_WORK TO COMPLETE_
State how many lines of the listing below include the word "seaborn". Give only the number.

_DATA FOR PROCESSING_
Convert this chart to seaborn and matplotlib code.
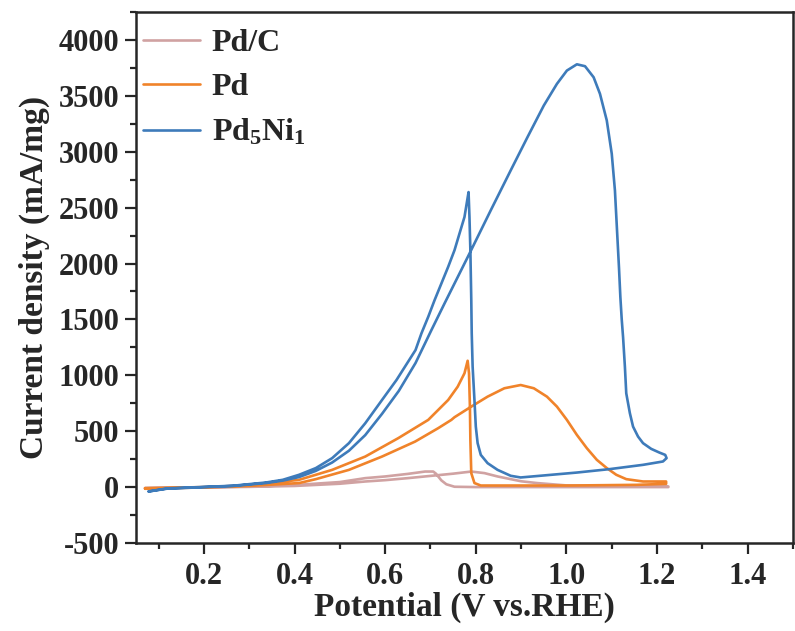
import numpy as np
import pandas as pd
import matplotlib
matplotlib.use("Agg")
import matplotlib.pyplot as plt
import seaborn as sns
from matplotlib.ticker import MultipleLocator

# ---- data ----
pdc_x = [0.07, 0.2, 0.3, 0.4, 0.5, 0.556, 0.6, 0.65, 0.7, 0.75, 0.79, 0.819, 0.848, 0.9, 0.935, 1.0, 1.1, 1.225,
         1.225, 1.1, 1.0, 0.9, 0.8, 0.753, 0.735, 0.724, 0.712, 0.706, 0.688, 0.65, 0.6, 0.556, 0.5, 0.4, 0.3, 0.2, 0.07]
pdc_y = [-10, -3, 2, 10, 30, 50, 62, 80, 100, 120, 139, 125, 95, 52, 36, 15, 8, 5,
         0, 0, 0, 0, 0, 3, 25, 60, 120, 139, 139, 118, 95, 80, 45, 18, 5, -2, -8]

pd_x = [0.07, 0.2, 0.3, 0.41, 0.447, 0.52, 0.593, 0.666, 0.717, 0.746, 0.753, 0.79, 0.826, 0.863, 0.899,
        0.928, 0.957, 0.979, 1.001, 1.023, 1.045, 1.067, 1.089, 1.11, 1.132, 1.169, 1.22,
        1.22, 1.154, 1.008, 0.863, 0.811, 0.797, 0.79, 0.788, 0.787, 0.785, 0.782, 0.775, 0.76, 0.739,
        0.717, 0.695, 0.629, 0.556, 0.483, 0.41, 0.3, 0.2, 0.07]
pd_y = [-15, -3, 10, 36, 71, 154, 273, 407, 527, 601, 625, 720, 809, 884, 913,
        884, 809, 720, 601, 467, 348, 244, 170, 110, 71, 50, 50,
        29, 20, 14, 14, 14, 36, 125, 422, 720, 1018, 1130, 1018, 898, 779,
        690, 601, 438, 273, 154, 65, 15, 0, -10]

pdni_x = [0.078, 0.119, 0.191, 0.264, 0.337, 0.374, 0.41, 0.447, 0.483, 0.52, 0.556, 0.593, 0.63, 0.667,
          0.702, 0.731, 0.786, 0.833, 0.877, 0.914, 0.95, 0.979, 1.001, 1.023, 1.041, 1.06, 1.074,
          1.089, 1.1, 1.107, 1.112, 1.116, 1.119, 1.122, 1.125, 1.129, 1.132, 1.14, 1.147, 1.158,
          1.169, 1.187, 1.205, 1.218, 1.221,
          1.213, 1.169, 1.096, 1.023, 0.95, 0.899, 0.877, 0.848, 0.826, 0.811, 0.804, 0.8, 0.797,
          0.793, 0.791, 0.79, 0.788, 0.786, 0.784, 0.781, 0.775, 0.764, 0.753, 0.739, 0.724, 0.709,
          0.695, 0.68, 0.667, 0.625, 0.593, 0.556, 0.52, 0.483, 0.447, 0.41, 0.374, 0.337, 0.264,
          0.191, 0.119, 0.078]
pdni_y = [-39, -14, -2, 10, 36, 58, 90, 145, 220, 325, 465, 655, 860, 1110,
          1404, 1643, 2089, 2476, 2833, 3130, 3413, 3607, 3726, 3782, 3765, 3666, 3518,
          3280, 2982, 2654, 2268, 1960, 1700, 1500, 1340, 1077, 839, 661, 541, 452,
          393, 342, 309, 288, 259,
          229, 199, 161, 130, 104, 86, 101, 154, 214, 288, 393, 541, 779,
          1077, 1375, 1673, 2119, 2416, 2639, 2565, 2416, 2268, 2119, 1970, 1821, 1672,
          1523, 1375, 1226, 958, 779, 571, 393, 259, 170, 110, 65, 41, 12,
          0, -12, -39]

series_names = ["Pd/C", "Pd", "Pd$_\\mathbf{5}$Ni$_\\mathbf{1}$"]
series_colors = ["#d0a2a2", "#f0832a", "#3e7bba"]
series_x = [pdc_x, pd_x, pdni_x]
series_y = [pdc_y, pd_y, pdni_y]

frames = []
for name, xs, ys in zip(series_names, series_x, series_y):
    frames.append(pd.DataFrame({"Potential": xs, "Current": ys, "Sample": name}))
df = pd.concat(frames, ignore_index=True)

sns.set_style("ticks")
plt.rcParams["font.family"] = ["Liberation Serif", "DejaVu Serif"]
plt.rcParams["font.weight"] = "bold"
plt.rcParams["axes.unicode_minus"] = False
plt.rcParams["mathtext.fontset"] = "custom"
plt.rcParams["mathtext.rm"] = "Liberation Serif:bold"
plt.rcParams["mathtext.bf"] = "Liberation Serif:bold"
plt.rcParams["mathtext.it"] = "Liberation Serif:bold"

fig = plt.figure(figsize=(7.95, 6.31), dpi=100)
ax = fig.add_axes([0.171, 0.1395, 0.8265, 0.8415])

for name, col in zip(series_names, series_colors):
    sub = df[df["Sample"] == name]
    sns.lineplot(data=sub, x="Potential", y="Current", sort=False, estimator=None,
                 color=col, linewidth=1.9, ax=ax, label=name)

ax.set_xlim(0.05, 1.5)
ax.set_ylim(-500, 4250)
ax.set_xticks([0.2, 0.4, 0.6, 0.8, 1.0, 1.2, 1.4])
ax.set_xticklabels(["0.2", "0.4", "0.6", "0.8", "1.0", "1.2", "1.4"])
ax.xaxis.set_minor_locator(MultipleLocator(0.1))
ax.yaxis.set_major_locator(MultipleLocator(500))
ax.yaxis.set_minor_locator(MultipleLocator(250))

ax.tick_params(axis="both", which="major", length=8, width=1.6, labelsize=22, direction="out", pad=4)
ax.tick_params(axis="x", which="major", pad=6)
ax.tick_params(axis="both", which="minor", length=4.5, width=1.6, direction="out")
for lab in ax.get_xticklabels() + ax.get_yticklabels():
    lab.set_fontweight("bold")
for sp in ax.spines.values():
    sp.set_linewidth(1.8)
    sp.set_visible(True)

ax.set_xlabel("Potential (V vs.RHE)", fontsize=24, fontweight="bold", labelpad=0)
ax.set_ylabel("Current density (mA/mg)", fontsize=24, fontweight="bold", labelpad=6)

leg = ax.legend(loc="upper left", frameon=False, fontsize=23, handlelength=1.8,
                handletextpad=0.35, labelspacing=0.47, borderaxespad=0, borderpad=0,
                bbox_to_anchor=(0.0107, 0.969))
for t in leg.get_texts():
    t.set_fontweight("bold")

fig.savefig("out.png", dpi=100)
==
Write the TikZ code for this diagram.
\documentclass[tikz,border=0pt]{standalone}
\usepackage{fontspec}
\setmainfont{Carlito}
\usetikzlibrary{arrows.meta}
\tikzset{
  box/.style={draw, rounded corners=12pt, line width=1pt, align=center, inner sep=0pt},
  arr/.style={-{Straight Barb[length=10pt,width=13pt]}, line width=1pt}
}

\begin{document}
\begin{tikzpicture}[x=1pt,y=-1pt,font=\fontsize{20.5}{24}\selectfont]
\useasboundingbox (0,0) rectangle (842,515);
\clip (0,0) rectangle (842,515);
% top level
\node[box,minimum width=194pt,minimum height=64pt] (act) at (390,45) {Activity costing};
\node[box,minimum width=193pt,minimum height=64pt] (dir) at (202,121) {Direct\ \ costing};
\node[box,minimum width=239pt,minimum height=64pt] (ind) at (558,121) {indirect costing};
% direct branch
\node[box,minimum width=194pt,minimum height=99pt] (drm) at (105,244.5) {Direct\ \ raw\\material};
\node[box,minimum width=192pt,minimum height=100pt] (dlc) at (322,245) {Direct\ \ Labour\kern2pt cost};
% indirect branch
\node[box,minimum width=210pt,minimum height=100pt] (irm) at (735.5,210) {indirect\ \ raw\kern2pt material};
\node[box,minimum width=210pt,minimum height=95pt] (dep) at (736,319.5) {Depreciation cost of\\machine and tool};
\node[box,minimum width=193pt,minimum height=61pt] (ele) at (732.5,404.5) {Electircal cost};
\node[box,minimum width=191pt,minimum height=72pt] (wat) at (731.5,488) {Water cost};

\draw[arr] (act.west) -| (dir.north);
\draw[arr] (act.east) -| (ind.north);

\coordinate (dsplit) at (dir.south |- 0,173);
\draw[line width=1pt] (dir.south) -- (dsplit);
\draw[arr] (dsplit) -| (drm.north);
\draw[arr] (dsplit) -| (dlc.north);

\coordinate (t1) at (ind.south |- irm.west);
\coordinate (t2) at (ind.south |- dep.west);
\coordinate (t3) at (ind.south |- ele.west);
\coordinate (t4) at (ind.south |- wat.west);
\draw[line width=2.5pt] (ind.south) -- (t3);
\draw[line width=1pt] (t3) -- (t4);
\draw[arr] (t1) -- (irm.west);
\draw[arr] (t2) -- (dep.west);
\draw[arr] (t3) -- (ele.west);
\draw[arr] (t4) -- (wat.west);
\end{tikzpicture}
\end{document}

_SOLUTION TO THIS EXERCISE_
2